══ Given data

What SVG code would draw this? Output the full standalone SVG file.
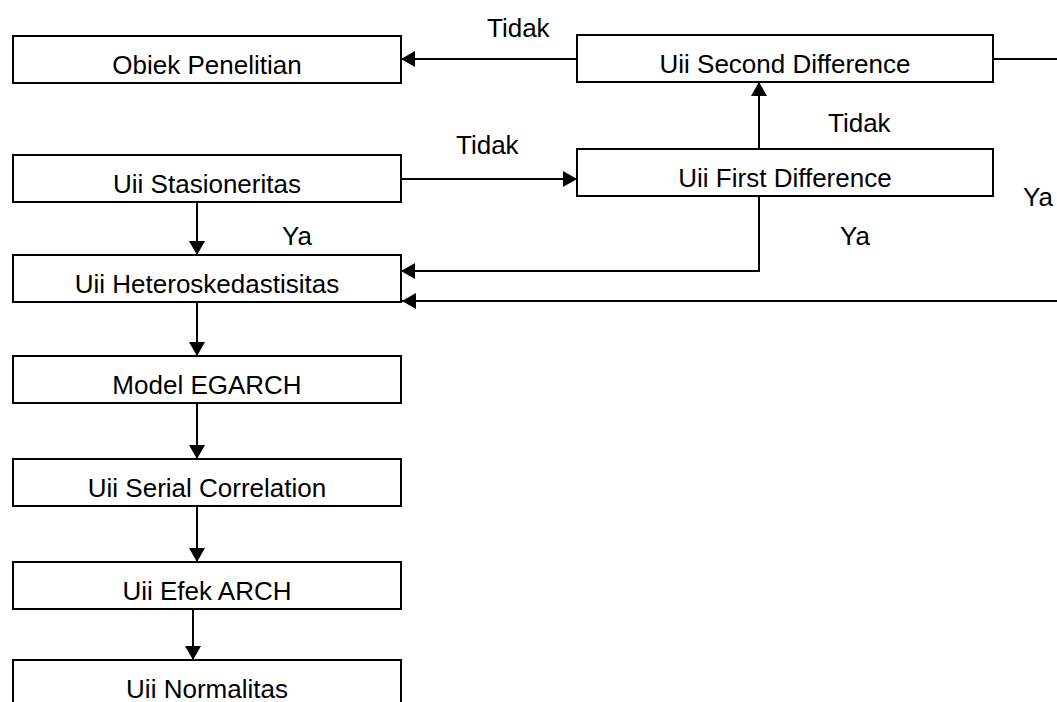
<svg xmlns="http://www.w3.org/2000/svg" width="1057" height="702" viewBox="0 0 1057 702">
<style>
.box{fill:#fff;stroke:#000;stroke-width:2}
.t{font-family:"Liberation Sans",Arial,sans-serif;font-size:26px;fill:#000}
.c{text-anchor:middle}
.ln{fill:none;stroke:#000;stroke-width:2}
.a{marker-end:url(#ah)}
</style>
<defs>
<marker id="ah" markerUnits="userSpaceOnUse" markerWidth="14" markerHeight="16" refX="14" refY="8" orient="auto">
<path d="M0,0 L14,8 L0,16 z" fill="#000"/>
</marker>
</defs>
<rect width="1057" height="702" fill="#fff"/>
<g id="connectors">
<path class="ln a" d="M197 202 V255"/>
<path class="ln a" d="M197 302 V356"/>
<path class="ln a" d="M197 403 V459"/>
<path class="ln a" d="M197 506 V562"/>
<path class="ln a" d="M193 609 V660"/>
<path class="ln a" d="M577 59 H401"/>
<path class="ln" d="M993 59 H1057"/>
<path class="ln a" d="M401 179 H577"/>
<path class="ln a" d="M759 149 V82"/>
<path class="ln a" d="M759 196 V271 H401"/>
<path class="ln a" d="M1057 301 H402"/>
<text class="t" x="487" y="37">Tidak</text>
<text class="t" x="456" y="154">Tidak</text>
<text class="t" x="828" y="132">Tidak</text>
<text class="t" x="282" y="245">Ya</text>
<text class="t" x="840" y="245">Ya</text>
<text class="t" x="1023" y="206">Ya</text>
</g>
<g id="obiek"><rect class="box" x="13" y="36" width="388" height="47"/><text class="t c" x="207" y="74">Obiek Penelitian</text></g>
<g id="second"><rect class="box" x="577" y="35" width="416" height="47"/><text class="t c" x="785" y="73">Uii Second Difference</text></g>
<g id="stasioneritas"><rect class="box" x="13" y="155" width="388" height="47"/><text class="t c" x="207" y="193">Uii Stasioneritas</text></g>
<g id="first"><rect class="box" x="577" y="149" width="416" height="47"/><text class="t c" x="785" y="187">Uii First Difference</text></g>
<g id="hetero"><rect class="box" x="13" y="255" width="388" height="47"/><text class="t c" x="207" y="293">Uii Heteroskedastisitas</text></g>
<g id="egarch"><rect class="box" x="13" y="356" width="388" height="47"/><text class="t c" x="207" y="394">Model EGARCH</text></g>
<g id="serial"><rect class="box" x="13" y="459" width="388" height="47"/><text class="t c" x="207" y="497">Uii Serial Correlation</text></g>
<g id="arch"><rect class="box" x="13" y="562" width="388" height="47"/><text class="t c" x="207" y="600">Uii Efek ARCH</text></g>
<g id="normalitas"><rect class="box" x="13" y="660" width="388" height="47"/><text class="t c" x="207" y="698">Uii Normalitas</text></g>
</svg>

════

§ **What to do**
Repeat the data exactly, excluding the pictures.

§ **Solution to this problem**
What SVG code would draw this? Output the full standalone SVG file.
<svg xmlns="http://www.w3.org/2000/svg" width="1057" height="702" viewBox="0 0 1057 702">
<style>
.box{fill:#fff;stroke:#000;stroke-width:2}
.t{font-family:"Liberation Sans",Arial,sans-serif;font-size:26px;fill:#000}
.c{text-anchor:middle}
.ln{fill:none;stroke:#000;stroke-width:2}
.a{marker-end:url(#ah)}
</style>
<defs>
<marker id="ah" markerUnits="userSpaceOnUse" markerWidth="14" markerHeight="16" refX="14" refY="8" orient="auto">
<path d="M0,0 L14,8 L0,16 z" fill="#000"/>
</marker>
</defs>
<rect width="1057" height="702" fill="#fff"/>
<g id="connectors">
<path class="ln a" d="M197 202 V255"/>
<path class="ln a" d="M197 302 V356"/>
<path class="ln a" d="M197 403 V459"/>
<path class="ln a" d="M197 506 V562"/>
<path class="ln a" d="M193 609 V660"/>
<path class="ln a" d="M577 59 H401"/>
<path class="ln" d="M993 59 H1057"/>
<path class="ln a" d="M401 179 H577"/>
<path class="ln a" d="M759 149 V82"/>
<path class="ln a" d="M759 196 V271 H401"/>
<path class="ln a" d="M1057 301 H402"/>
<text class="t" x="487" y="37">Tidak</text>
<text class="t" x="456" y="154">Tidak</text>
<text class="t" x="828" y="132">Tidak</text>
<text class="t" x="282" y="245">Ya</text>
<text class="t" x="840" y="245">Ya</text>
<text class="t" x="1023" y="206">Ya</text>
</g>
<g id="obiek"><rect class="box" x="13" y="36" width="388" height="47"/><text class="t c" x="207" y="74">Obiek Penelitian</text></g>
<g id="second"><rect class="box" x="577" y="35" width="416" height="47"/><text class="t c" x="785" y="73">Uii Second Difference</text></g>
<g id="stasioneritas"><rect class="box" x="13" y="155" width="388" height="47"/><text class="t c" x="207" y="193">Uii Stasioneritas</text></g>
<g id="first"><rect class="box" x="577" y="149" width="416" height="47"/><text class="t c" x="785" y="187">Uii First Difference</text></g>
<g id="hetero"><rect class="box" x="13" y="255" width="388" height="47"/><text class="t c" x="207" y="293">Uii Heteroskedastisitas</text></g>
<g id="egarch"><rect class="box" x="13" y="356" width="388" height="47"/><text class="t c" x="207" y="394">Model EGARCH</text></g>
<g id="serial"><rect class="box" x="13" y="459" width="388" height="47"/><text class="t c" x="207" y="497">Uii Serial Correlation</text></g>
<g id="arch"><rect class="box" x="13" y="562" width="388" height="47"/><text class="t c" x="207" y="600">Uii Efek ARCH</text></g>
<g id="normalitas"><rect class="box" x="13" y="660" width="388" height="47"/><text class="t c" x="207" y="698">Uii Normalitas</text></g>
</svg>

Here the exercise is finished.